Though Carré blanc shares a specific approach with past work to a genre that can, perhaps more than any other, effect true analysis and possibly even change, there is nothing at all retro about the picture - no obvious post-modernist nods here. It is completely unto itself.
Carré blanc is fresh, hip, vibrant and vital.
Blessed also with a deliciously mordant wit, Léonetti delivers a dazzling entertainment for the mind and the senses.
The tale rendered is, on its surface and like many great movies, a simple one. Philippe (Sami Bouajila) and Marie (Julie Gayet) grew up together in a state orphanage and are now married. They live in a stark, often silent corporate world bereft of any vibrant colour and emotion. Muzak constantly lulls the masses and is only punctuated by announcements occasionally calling for limited procreation and, most curiously, promoting the game of croquet - the one and only state-sanctioned sport.

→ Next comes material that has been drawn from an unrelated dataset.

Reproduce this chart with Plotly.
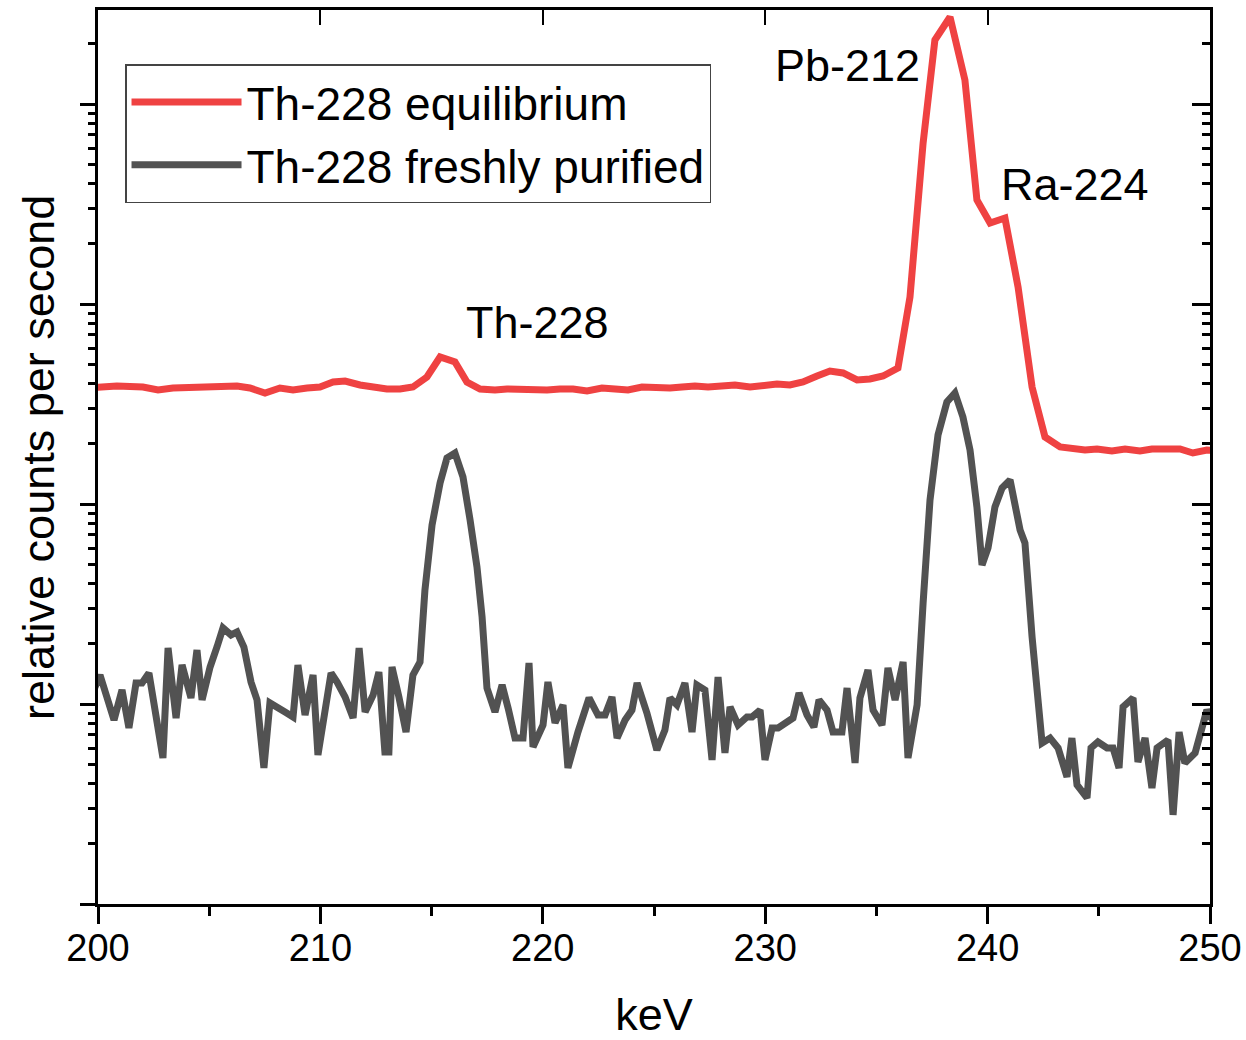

Philippe is a most valued lackey of the state - he is an interrogator-cum-indoctrinator - and he’s very good at his job. In fact, with each passing day, he is getting better and better at it. Marie, on the other hand, is withdrawing deeper and deeper into a cocoon as the love she once felt for Philippe is transforming into indifference. In this world, hatred is a luxury. It’s a tangible feeling that the rulers would never tolerate and would punish with death.
Indifference, it would seem, is the goal. It ensures complete subservience to the dominant forces. Love, however, is what can ultimately prove to be the force the New World Order is helpless to fight and the core of this story is just that - love. If Philippe and Marie can somehow rediscover that bond, there might yet be hope - for them, and the world. It is this aspect of the story that always keeps the movie floating above a mere exercise in style.
So many dystopian visions suffer from being overly dour. Happily, Léonetti always manages to break the oppressive force of the film and its world by serving up humour. Most of the laughs in Carré blanc occur within the context of tests delivered by the interrogating indoctrinators. In the world of the film, suicide is often the only way out for those who have a spirit that cannot be crushed. One early scene features Philippe as a young teen and another boy his age who have both attempted unsuccessfully to kill themselves (by hanging and wrist-slashing respectively).
Both boys are led into an empty room where smiling corporate lackeys speak to them in tones of compassion. They are both asked to engage in a test to cheer them up. Lying before them is a body bag. The test is thus: which one of them will be first to go inside the bag?
Let us just say that we laugh in horror at what follows. (I wasn’t the only one laughing in the packed house at the film’s premiere screening. A few sick puppies belched out appreciative guffaws.)
Narratively, this sequence reveals that Philippe is clearly an interrogator in the making. The test itself is a perfect way to not immediately ‘waste’ potential ‘talent’ by snuffing them out before seeing what they’re really made of. As the film continues to unspool, some of the biggest laughs and equally chilling moments come from the tests Philippe concocts and metes out to discover those who must be weeded out of society - permanently. Other laughs derive from the odd announcements and pronouncements over the endless loudspeakers.
To Monsieur Léonetti, I offer a tip of the hat for coming up with so many dollops of darkly humorous nastiness throughout the proceedings. They not only offer entertainment value, but are inextricably linked to the world he creates, a world so similar to the one we live in and one which feels just around the corner if humanity does not prevail over the force of a very few.
Love becomes the ultimate goal of Léonetti’s narrative and as such, he delivers an instant classic of science fiction. At the end of the day, the best work in this genre IS about individuality and the fight to maintain the indomitability of spirit.
It might, after all, be the only thing we have left.